Most of the new 7th District is “all new territory for me,” Mosby says, “and I’m basically fighting a machine, a really strong name.” He emphasizes the magnitude of effort he and the other three Democrats challenging Conaway—Brim, Hicks (right), and Mercer—need to muster for one of them to win, but says “it’s exciting. There’s so much potential in this city—that’s why I’m so excited, to help drive policy that’s going to truly change the city.”

Mosby says he’s raised about $10,000 so far to underwrite his campaign (according to campaign finance data, it’s actually just under $9,000), and expects to raise and spend a total of about $30,000 by the Sept. 13 primary election—enough for a variety of signage and two mailings to the district’s voters. He points out that Belinda Conaway’s campaign committee has never been a big spender. Online records show that since it was formed in 2007, Friends of Belinda K. Conaway has reported raising about $7,500 and spending a little over $10,000, $4,000 of it repaying a loan from Conaway for Mayor, one of Frank Conaway Sr.’s campaign committees.

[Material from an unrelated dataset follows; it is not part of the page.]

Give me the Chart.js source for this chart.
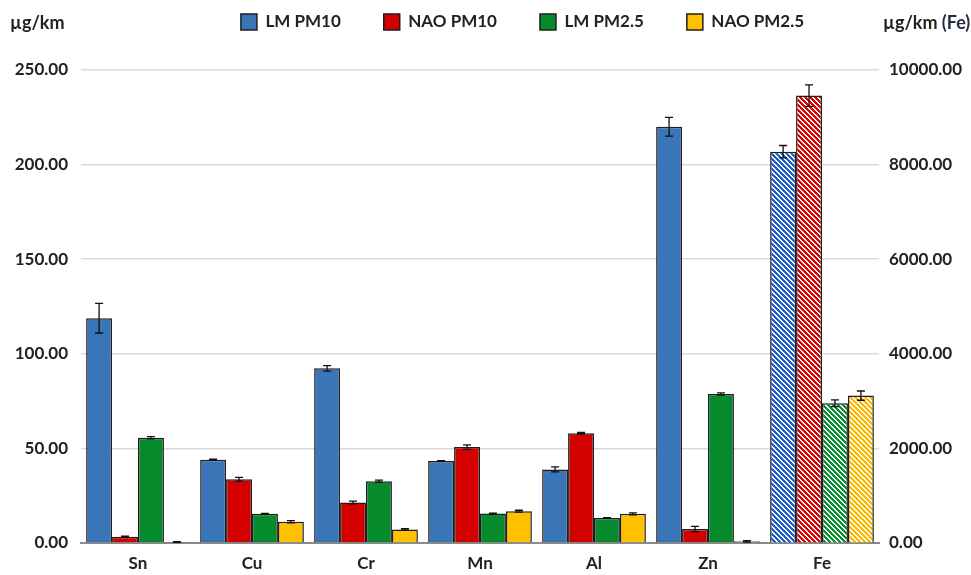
<!DOCTYPE html>
<html>
<head>
<meta charset="utf-8">
<script src="https://cdn.jsdelivr.net/npm/chart.js@4.4.0/dist/chart.umd.min.js"></script>
<style>
  html, body { margin: 0; padding: 0; background: #fff; }
  #wrap { position: relative; width: 971px; height: 575px; }
  #wrap canvas { position: absolute; left: 0; top: 0; }
  .unit { position: absolute; font-family: Lato, "Open Sans", sans-serif; font-weight: 700;
          color: #222; font-size: 18px; line-height: 20px; white-space: nowrap; }
</style>
</head>
<body>
<div id="wrap">
  <canvas id="chart" width="971" height="575"></canvas>
  <div class="unit" style="left:10px; top:12px;">µg/km</div>
  <div class="unit" style="left:883px; top:12px;">µg/km <span style="color:#262a4a;">(Fe)</span></div>
</div>
<script>
// Emission factors per element (µg/km); Fe is plotted on its own right-hand axis.
const elements = ['Sn', 'Cu', 'Cr', 'Mn', 'Al', 'Zn', 'Fe'];
const seriesNames = ['LM PM10', 'NAO PM10', 'LM PM2.5', 'NAO PM2.5'];

// Sn .. Zn, left axis
const lmPm10  = [118.8, 44.0, 92.3, 43.3, 38.9, 220.0];
const naoPm10 = [3.3, 33.7, 21.4, 50.7, 58.0, 7.4];
const lmPm25  = [55.6, 15.4, 32.6, 15.6, 13.2, 78.8];
const naoPm25 = [0.5, 11.2, 7.2, 16.8, 15.4, 0.9];

const lmPm10Err  = [7.8, 0.3, 1.5, 0.2, 1.3, 5.0];
const naoPm10Err = [0.3, 1.0, 0.7, 1.2, 0.4, 1.4];
const lmPm25Err  = [0.6, 0.2, 0.6, 0.2, 0.2, 0.6];
const naoPm25Err = [0.2, 0.6, 0.4, 0.5, 0.5, 0.4];

// Fe, right axis, in series order
const feValues = [8274, 9459, 2954, 3116];
const feErrors = [130, 227, 70, 98];

const leftTicks  = { min: 0, max: 250, step: 50 };
const rightTicks = { min: 0, max: 10000, step: 2000 };

const colors      = ['#3A75B8', '#D40000', '#058A2C', '#FFC000'];
const hatchColors = ['#1F5FCC', '#E00000', '#07902F', '#FFB800'];
const FONT = 'Lato, "Open Sans", sans-serif';

// Crisp diagonal white stripes (top-left to bottom-right) over a solid colour
function hatch(color) {
  const p = 5;
  const c = document.createElement('canvas');
  c.width = c.height = p;
  const g = c.getContext('2d');
  g.fillStyle = color;
  g.fillRect(0, 0, p, p);
  g.fillStyle = '#ffffff';
  for (let y = 0; y < p; y++) {
    for (let x = 0; x < p; x++) {
      if (((x - y) % p + p) % p < 2) g.fillRect(x, y, 1, 1);
    }
  }
  return g.createPattern(c, 'repeat');
}

const leftValues = [lmPm10, naoPm10, lmPm25, naoPm25];
const leftErrors = [lmPm10Err, naoPm10Err, lmPm25Err, naoPm25Err];

const datasets = [];
seriesNames.forEach((name, i) => {
  datasets.push({
    label: name,
    data: [...leftValues[i], null],
    errors: [...leftErrors[i], null],
    yAxisID: 'y',
    backgroundColor: colors[i],
    borderColor: '#1e1e1e',
    borderWidth: 1.5,
    skipNull: true,
    categoryPercentage: 0.91,
    barPercentage: 1.0
  });
});
seriesNames.forEach((name, i) => {
  datasets.push({
    label: name + ' (Fe)',
    data: [null, null, null, null, null, null, feValues[i]],
    errors: [null, null, null, null, null, null, feErrors[i]],
    yAxisID: 'y1',
    backgroundColor: hatch(hatchColors[i]),
    borderColor: '#1e1e1e',
    borderWidth: 1.5,
    skipNull: true,
    categoryPercentage: 0.91,
    barPercentage: 1.0
  });
});

// Whiskers for ± values, positioned through each bar's own scale
const errorBars = {
  id: 'errorBars',
  afterDatasetsDraw(chart) {
    const ctx = chart.ctx;
    ctx.save();
    ctx.strokeStyle = '#111';
    ctx.lineWidth = 1.3;
    chart.data.datasets.forEach((ds, i) => {
      const meta = chart.getDatasetMeta(i);
      const scale = chart.scales[ds.yAxisID];
      meta.data.forEach((bar, j) => {
        const v = ds.data[j], e = ds.errors[j];
        if (v == null || e == null) return;
        const x = bar.x;
        const yt = scale.getPixelForValue(v + e);
        const yb = scale.getPixelForValue(Math.max(0, v - e));
        const cap = 4;
        ctx.beginPath();
        ctx.moveTo(x, yt); ctx.lineTo(x, yb);
        ctx.moveTo(x - cap, yt); ctx.lineTo(x + cap, yt);
        ctx.moveTo(x - cap, yb); ctx.lineTo(x + cap, yb);
        ctx.stroke();
      });
    });
    ctx.restore();
  }
};

// Place the legend row at the top, centred over the bars
const legendPlace = {
  id: 'legendPlace',
  afterLayout(chart) {
    const lg = chart.legend;
    if (!lg) return;
    const pad = lg.options.labels.padding;
    const ih = Math.max(lg.options.labels.boxHeight, 17);
    const dy = 22 - (lg.top + pad + ih / 2);
    const dx = 522.5 - (lg.left + lg.right) / 2;
    lg.left += dx; lg.right += dx;
    lg.top += dy; lg.bottom += dy;
  }
};

new Chart(document.getElementById('chart'), {
  type: 'bar',
  data: { labels: elements, datasets },
  plugins: [errorBars, legendPlace],
  options: {
    responsive: false,
    animation: false,
    devicePixelRatio: 1,
    layout: { padding: { top: 0, left: 0, right: 0, bottom: 0 } },
    plugins: {
      tooltip: { enabled: false },
      legend: {
        position: 'top',
        labels: {
          filter: (item) => item.datasetIndex < 4,
          boxWidth: 16,
          boxHeight: 16,
          padding: 43,
          color: '#222',
          font: { family: FONT, size: 17, weight: '700' }
        }
      }
    },
    scales: {
      x: {
        grid: { display: false, drawTicks: false },
        border: { display: true, color: '#8a8a8a', width: 2 },
        ticks: { color: '#222', padding: 10, font: { family: FONT, size: 17, weight: '700' } },
        afterFit(s) { s.height = 32; }
      },
      y: {
        position: 'left',
        min: leftTicks.min, max: leftTicks.max,
        grid: { color: '#d9d9d9', lineWidth: 1.5, drawTicks: false },
        border: { display: false },
        ticks: {
          stepSize: leftTicks.step, padding: 13, color: '#222',
          font: { family: FONT, size: 17, weight: '700' },
          callback: (v) => Number(v).toFixed(2)
        },
        afterFit(s) { s.width = 81; }
      },
      y1: {
        position: 'right',
        min: rightTicks.min, max: rightTicks.max,
        grid: { drawOnChartArea: false, drawTicks: false },
        border: { display: false },
        ticks: {
          stepSize: rightTicks.step, padding: 10, color: '#222',
          font: { family: FONT, size: 17, weight: '700' },
          callback: (v) => Number(v).toFixed(2)
        },
        afterFit(s) { s.width = 92; }
      }
    }
  }
});
</script>
</body>
</html>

Mosby grew up in Baltimore City and, after graduating from Baltimore Polytechnic Institute, finished his education at Tuskegee University in Alabama—an experience that he says “expanded my horizons” and made him realize how “when you grow up Baltimore City, a lot of things become normalized in your mind. But when you leave and come back, and are struck at how bad things are, you realize it doesn’t have to be this way.” His platform, he says, is the same as it was when he ran in 2007: “a more efficient, accountable, and transparent government” that leverages its budget “to maximize the city’s potential and drive a more efficient product” that enhances investments in children and in retaining city residents that might otherwise transplant elsewhere.

Brim, who is blind, says he’s been “an avid community activist since I was 15 years old, and even though I lost my sight, I have a vision for Baltimore. I want to help people who have bigger issues than mine,” especially the poor and homeless. In addition to his day job with Verizon Wireless, he runs a side business as a motivational speaker, appearing before audiences of at-risk youngsters and ex-offenders returning from prison.

In the Nov. 8 general election, the Democratic primary victor will face Republican Michael John Bradley, who, like Mosby, lives in Reservoir Hill. Bradley could not be reached for this article.